Work instructions: Pictures stay out of the copy. Please reproduce only the lines between the one holding "Rebuild this chart" and the one holding "22.5, interval: 5", inclusive.

Listing:
━━━━━━━━━━━━━━━━━━━━
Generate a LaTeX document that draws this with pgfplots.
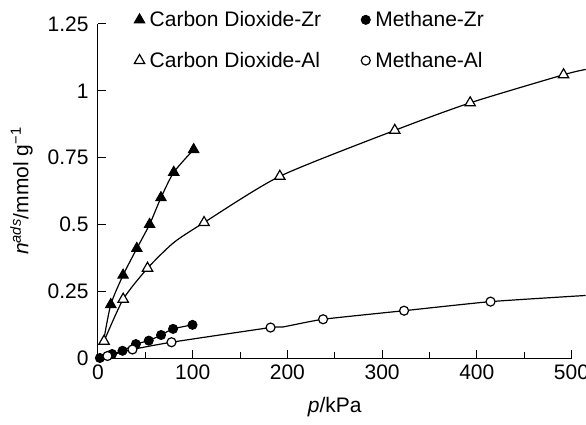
━━━━━━━━━━━━━━━━━━━━
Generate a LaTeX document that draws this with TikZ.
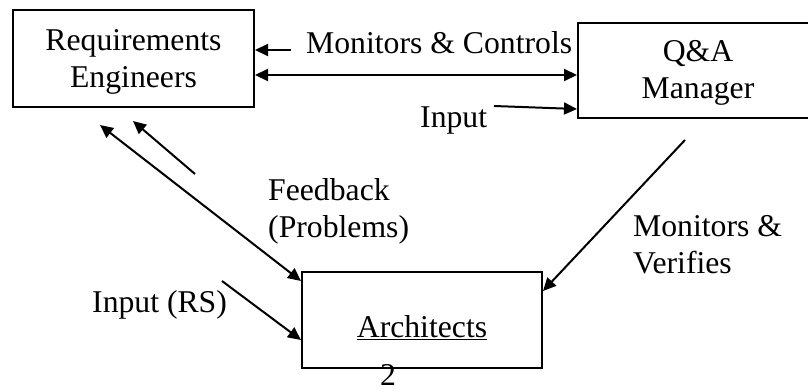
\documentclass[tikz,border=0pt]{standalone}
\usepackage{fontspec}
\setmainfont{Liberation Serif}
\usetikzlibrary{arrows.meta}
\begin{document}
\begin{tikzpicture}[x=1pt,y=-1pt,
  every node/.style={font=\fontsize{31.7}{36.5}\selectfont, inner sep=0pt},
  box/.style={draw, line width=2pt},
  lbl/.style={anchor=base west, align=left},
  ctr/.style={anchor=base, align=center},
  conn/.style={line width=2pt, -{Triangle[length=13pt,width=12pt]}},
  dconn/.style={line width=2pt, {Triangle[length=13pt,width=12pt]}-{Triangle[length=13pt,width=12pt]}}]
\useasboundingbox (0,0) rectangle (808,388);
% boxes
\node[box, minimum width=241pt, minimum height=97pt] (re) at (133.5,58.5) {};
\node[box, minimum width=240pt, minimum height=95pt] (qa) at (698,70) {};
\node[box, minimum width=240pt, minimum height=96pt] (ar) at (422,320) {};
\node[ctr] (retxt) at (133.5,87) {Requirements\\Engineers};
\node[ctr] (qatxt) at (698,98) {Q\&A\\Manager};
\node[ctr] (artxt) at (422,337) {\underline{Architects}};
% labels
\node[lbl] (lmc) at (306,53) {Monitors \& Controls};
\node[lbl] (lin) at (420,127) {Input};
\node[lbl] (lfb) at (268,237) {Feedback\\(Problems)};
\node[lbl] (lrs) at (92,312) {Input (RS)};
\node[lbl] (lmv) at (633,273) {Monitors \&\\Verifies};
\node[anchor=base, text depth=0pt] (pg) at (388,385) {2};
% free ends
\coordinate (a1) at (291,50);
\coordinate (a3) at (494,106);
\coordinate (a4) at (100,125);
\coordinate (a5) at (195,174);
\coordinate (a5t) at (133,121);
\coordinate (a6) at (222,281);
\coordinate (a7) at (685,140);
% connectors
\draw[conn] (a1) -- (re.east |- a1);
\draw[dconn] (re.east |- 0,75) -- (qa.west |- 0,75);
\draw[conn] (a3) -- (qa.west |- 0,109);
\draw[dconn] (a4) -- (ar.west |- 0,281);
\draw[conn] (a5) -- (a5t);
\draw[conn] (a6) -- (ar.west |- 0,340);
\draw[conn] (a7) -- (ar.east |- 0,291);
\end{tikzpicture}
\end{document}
━━━━━━━━━━━━━━━━━━━━
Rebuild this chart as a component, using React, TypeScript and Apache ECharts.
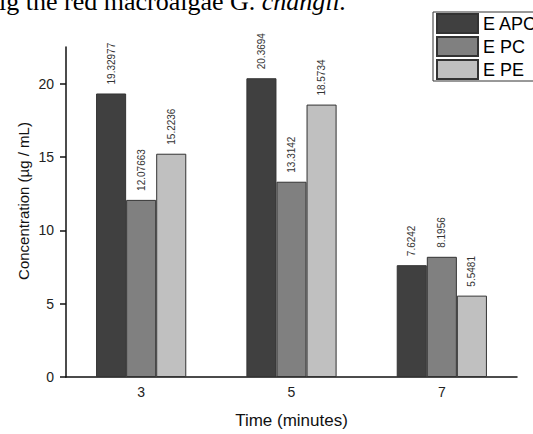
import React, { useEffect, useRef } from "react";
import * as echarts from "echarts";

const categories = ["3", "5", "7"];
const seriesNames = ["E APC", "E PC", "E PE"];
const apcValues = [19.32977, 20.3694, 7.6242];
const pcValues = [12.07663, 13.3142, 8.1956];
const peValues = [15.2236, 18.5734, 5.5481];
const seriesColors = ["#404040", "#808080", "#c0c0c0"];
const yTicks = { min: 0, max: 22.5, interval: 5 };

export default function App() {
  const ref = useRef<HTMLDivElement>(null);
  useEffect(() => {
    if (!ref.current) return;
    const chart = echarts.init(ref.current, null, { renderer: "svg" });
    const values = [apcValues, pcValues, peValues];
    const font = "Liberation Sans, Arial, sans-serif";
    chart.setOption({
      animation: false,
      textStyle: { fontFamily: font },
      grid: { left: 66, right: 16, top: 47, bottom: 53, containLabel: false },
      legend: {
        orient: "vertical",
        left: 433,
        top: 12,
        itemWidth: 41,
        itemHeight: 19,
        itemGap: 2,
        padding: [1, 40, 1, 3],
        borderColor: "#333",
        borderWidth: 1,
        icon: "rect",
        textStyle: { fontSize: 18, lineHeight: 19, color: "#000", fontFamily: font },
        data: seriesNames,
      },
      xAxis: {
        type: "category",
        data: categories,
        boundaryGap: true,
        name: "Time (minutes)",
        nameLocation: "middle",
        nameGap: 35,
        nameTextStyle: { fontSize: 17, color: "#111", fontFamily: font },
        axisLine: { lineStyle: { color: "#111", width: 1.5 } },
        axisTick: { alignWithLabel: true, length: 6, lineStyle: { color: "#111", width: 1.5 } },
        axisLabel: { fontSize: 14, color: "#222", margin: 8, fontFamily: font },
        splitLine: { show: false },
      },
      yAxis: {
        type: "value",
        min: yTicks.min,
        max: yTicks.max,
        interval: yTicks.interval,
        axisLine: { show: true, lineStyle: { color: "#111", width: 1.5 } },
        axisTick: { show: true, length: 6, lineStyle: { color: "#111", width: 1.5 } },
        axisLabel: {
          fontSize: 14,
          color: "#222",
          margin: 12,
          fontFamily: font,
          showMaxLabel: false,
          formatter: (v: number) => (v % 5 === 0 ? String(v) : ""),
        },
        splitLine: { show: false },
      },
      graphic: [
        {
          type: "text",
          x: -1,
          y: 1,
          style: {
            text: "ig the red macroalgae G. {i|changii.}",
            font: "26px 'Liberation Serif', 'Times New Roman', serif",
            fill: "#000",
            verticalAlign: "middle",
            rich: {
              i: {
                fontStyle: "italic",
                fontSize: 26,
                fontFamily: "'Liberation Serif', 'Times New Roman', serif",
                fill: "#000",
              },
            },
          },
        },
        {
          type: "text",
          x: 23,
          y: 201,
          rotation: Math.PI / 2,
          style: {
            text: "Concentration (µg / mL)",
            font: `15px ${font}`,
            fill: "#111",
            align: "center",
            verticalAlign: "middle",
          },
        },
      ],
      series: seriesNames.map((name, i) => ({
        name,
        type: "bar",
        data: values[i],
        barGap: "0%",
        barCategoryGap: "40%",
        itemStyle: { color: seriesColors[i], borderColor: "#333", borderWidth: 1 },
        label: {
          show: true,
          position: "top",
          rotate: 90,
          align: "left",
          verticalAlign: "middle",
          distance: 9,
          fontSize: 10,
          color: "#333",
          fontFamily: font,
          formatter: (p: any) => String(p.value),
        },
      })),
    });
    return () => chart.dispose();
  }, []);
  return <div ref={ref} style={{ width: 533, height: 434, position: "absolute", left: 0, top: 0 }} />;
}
━━━━━━━━━━━━━━━━━━━━
Written answer:
Rebuild this chart as a component, using React, TypeScript and Apache ECharts.
import React, { useEffect, useRef } from "react";
import * as echarts from "echarts";

const categories = ["3", "5", "7"];
const seriesNames = ["E APC", "E PC", "E PE"];
const apcValues = [19.32977, 20.3694, 7.6242];
const pcValues = [12.07663, 13.3142, 8.1956];
const peValues = [15.2236, 18.5734, 5.5481];
const seriesColors = ["#404040", "#808080", "#c0c0c0"];
const yTicks = { min: 0, max: 22.5, interval: 5 };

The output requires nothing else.